▶ [Data records]:

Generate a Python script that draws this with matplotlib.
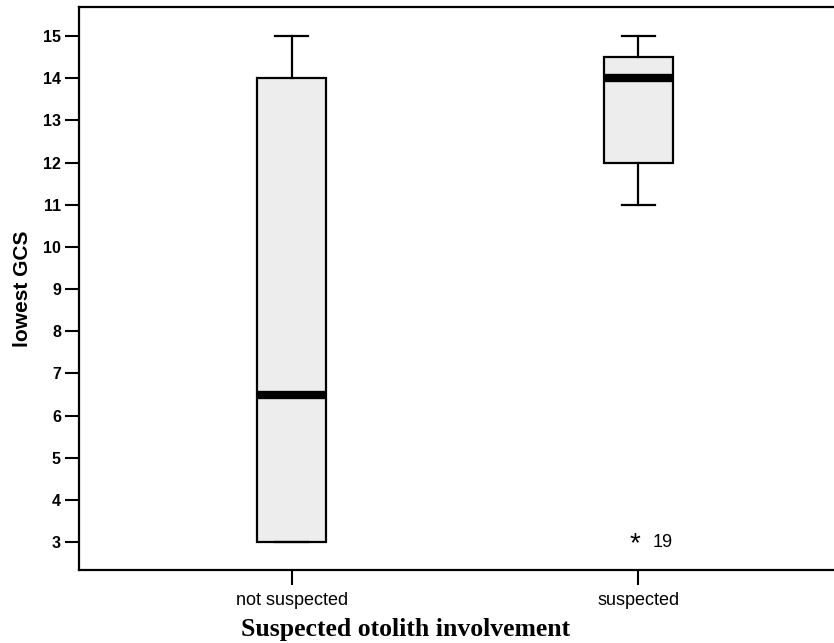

--

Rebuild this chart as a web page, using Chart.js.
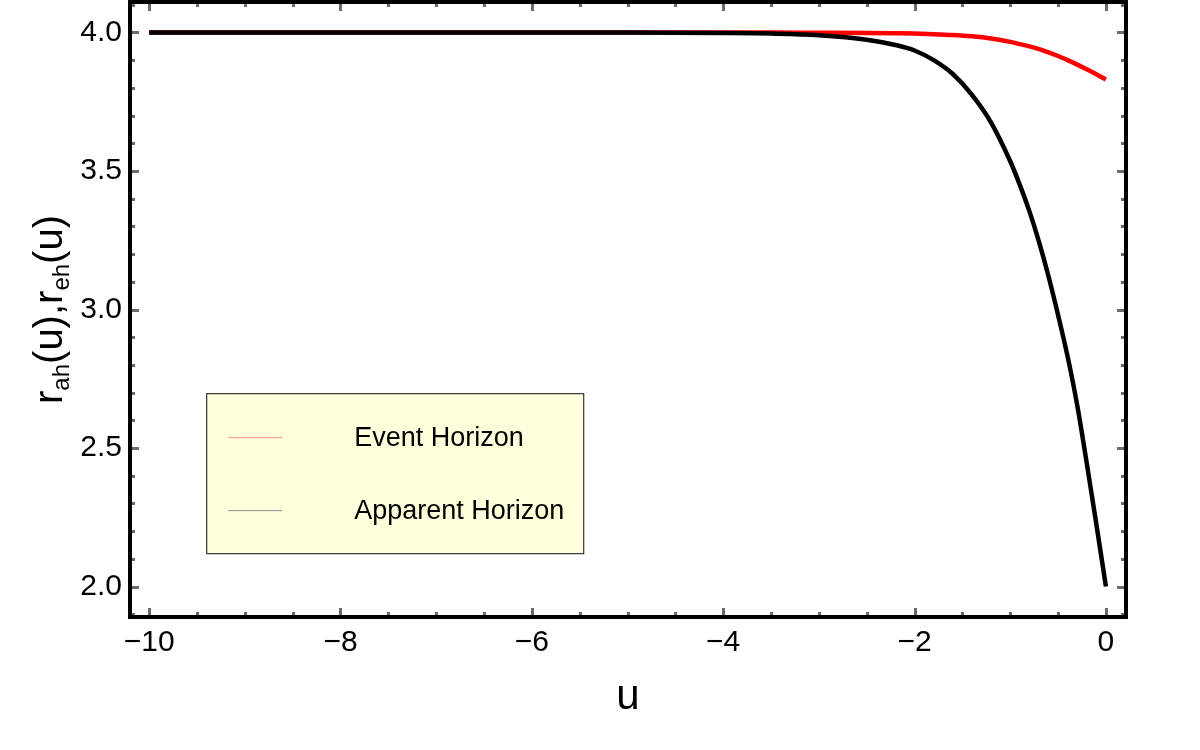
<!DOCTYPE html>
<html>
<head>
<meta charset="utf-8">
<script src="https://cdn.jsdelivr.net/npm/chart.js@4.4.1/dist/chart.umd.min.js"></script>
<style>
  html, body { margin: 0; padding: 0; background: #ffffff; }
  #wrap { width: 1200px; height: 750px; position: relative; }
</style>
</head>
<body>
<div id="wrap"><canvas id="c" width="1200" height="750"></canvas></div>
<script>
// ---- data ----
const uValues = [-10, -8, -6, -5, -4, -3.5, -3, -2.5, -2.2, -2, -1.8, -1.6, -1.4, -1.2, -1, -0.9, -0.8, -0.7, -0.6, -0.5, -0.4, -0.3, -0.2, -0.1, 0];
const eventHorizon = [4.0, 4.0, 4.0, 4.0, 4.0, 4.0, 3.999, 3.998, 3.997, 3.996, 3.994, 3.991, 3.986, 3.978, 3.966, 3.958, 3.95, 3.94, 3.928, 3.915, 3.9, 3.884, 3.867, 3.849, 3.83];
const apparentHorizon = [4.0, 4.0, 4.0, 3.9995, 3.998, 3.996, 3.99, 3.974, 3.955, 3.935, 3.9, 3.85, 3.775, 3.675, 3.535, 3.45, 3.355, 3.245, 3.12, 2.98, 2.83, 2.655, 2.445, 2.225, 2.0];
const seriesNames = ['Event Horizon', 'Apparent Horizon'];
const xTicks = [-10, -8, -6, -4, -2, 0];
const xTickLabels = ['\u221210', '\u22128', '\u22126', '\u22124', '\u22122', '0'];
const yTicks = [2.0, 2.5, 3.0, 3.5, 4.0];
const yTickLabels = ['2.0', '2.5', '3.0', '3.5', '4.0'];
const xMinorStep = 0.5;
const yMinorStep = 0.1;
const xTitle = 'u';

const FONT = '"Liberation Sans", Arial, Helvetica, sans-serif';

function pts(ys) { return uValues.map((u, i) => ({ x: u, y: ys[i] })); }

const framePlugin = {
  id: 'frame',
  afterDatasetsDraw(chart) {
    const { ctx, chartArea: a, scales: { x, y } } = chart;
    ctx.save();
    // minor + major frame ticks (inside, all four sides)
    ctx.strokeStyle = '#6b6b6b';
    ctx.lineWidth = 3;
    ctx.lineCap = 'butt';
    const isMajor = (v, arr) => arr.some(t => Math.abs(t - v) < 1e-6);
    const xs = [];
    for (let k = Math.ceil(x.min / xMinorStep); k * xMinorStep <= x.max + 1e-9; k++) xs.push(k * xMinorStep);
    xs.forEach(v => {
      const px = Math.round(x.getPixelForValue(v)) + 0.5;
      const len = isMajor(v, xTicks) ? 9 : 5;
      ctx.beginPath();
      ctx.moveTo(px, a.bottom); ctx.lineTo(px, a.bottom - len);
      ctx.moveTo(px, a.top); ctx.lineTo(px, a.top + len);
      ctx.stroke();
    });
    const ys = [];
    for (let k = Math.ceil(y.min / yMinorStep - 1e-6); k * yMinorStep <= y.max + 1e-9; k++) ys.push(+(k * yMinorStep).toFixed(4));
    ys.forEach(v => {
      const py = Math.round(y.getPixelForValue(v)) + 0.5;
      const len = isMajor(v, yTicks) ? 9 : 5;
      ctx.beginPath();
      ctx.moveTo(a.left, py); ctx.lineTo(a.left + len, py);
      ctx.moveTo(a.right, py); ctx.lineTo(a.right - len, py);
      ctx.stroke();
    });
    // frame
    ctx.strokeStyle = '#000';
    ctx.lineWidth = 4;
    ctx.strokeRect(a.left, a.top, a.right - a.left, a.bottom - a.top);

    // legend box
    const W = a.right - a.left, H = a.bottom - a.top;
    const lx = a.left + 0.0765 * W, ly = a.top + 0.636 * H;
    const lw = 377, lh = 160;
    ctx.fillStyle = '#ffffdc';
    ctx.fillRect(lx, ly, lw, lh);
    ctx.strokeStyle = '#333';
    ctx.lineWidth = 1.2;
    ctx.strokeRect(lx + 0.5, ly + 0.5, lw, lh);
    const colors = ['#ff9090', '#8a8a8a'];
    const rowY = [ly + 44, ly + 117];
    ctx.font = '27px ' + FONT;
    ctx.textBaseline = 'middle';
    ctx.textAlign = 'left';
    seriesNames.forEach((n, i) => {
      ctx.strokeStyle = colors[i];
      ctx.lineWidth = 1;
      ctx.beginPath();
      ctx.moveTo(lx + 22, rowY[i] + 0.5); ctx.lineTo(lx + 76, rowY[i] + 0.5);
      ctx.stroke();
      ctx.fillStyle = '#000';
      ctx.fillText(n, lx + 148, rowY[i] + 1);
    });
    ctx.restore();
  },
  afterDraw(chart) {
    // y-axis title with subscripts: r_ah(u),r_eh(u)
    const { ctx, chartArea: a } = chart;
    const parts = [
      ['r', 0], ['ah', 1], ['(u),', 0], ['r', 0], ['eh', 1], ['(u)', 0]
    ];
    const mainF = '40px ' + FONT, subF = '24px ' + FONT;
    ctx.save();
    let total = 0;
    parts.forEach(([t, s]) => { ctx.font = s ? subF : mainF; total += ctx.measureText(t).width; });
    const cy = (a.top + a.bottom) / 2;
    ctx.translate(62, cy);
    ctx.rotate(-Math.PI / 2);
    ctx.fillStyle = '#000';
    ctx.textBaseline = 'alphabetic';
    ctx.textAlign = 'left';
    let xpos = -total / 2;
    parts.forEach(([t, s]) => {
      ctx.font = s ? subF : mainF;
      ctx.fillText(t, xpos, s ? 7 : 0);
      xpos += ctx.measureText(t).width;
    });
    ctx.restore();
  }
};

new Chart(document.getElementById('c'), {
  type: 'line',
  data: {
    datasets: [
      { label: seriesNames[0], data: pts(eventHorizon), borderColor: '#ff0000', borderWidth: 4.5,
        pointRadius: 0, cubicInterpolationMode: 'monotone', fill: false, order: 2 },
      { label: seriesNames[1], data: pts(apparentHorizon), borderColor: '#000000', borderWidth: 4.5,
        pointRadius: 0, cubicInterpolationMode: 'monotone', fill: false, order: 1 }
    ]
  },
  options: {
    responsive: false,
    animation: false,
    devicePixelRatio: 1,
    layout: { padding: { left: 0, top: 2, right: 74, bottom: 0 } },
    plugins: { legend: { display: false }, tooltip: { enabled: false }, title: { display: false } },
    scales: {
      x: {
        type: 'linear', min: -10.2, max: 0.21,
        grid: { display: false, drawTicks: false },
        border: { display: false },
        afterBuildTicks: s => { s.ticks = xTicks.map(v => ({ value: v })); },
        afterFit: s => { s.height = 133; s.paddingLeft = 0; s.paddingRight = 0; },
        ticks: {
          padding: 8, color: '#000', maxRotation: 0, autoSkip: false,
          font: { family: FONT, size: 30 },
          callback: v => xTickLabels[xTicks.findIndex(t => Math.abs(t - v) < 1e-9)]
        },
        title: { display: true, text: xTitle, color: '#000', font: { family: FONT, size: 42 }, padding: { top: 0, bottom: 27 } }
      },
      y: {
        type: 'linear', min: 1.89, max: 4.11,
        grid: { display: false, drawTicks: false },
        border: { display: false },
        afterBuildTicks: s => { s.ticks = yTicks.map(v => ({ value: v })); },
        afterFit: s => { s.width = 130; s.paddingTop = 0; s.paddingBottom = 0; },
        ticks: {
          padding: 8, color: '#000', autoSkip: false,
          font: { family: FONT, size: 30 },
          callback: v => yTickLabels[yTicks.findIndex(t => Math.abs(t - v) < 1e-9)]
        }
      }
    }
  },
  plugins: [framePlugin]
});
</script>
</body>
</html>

▶ [Problem statement]: Look above for the line with "Rebuild this chart", then print it and each line after it down to and including the line with "const xTitle = 'u';". Leave out the pictures and keep the wording exact.

▶ [Answer for the task]:
Rebuild this chart as a web page, using Chart.js.
<!DOCTYPE html>
<html>
<head>
<meta charset="utf-8">
<script src="https://cdn.jsdelivr.net/npm/chart.js@4.4.1/dist/chart.umd.min.js"></script>
<style>
  html, body { margin: 0; padding: 0; background: #ffffff; }
  #wrap { width: 1200px; height: 750px; position: relative; }
</style>
</head>
<body>
<div id="wrap"><canvas id="c" width="1200" height="750"></canvas></div>
<script>
// ---- data ----
const uValues = [-10, -8, -6, -5, -4, -3.5, -3, -2.5, -2.2, -2, -1.8, -1.6, -1.4, -1.2, -1, -0.9, -0.8, -0.7, -0.6, -0.5, -0.4, -0.3, -0.2, -0.1, 0];
const eventHorizon = [4.0, 4.0, 4.0, 4.0, 4.0, 4.0, 3.999, 3.998, 3.997, 3.996, 3.994, 3.991, 3.986, 3.978, 3.966, 3.958, 3.95, 3.94, 3.928, 3.915, 3.9, 3.884, 3.867, 3.849, 3.83];
const apparentHorizon = [4.0, 4.0, 4.0, 3.9995, 3.998, 3.996, 3.99, 3.974, 3.955, 3.935, 3.9, 3.85, 3.775, 3.675, 3.535, 3.45, 3.355, 3.245, 3.12, 2.98, 2.83, 2.655, 2.445, 2.225, 2.0];
const seriesNames = ['Event Horizon', 'Apparent Horizon'];
const xTicks = [-10, -8, -6, -4, -2, 0];
const xTickLabels = ['\u221210', '\u22128', '\u22126', '\u22124', '\u22122', '0'];
const yTicks = [2.0, 2.5, 3.0, 3.5, 4.0];
const yTickLabels = ['2.0', '2.5', '3.0', '3.5', '4.0'];
const xMinorStep = 0.5;
const yMinorStep = 0.1;
const xTitle = 'u';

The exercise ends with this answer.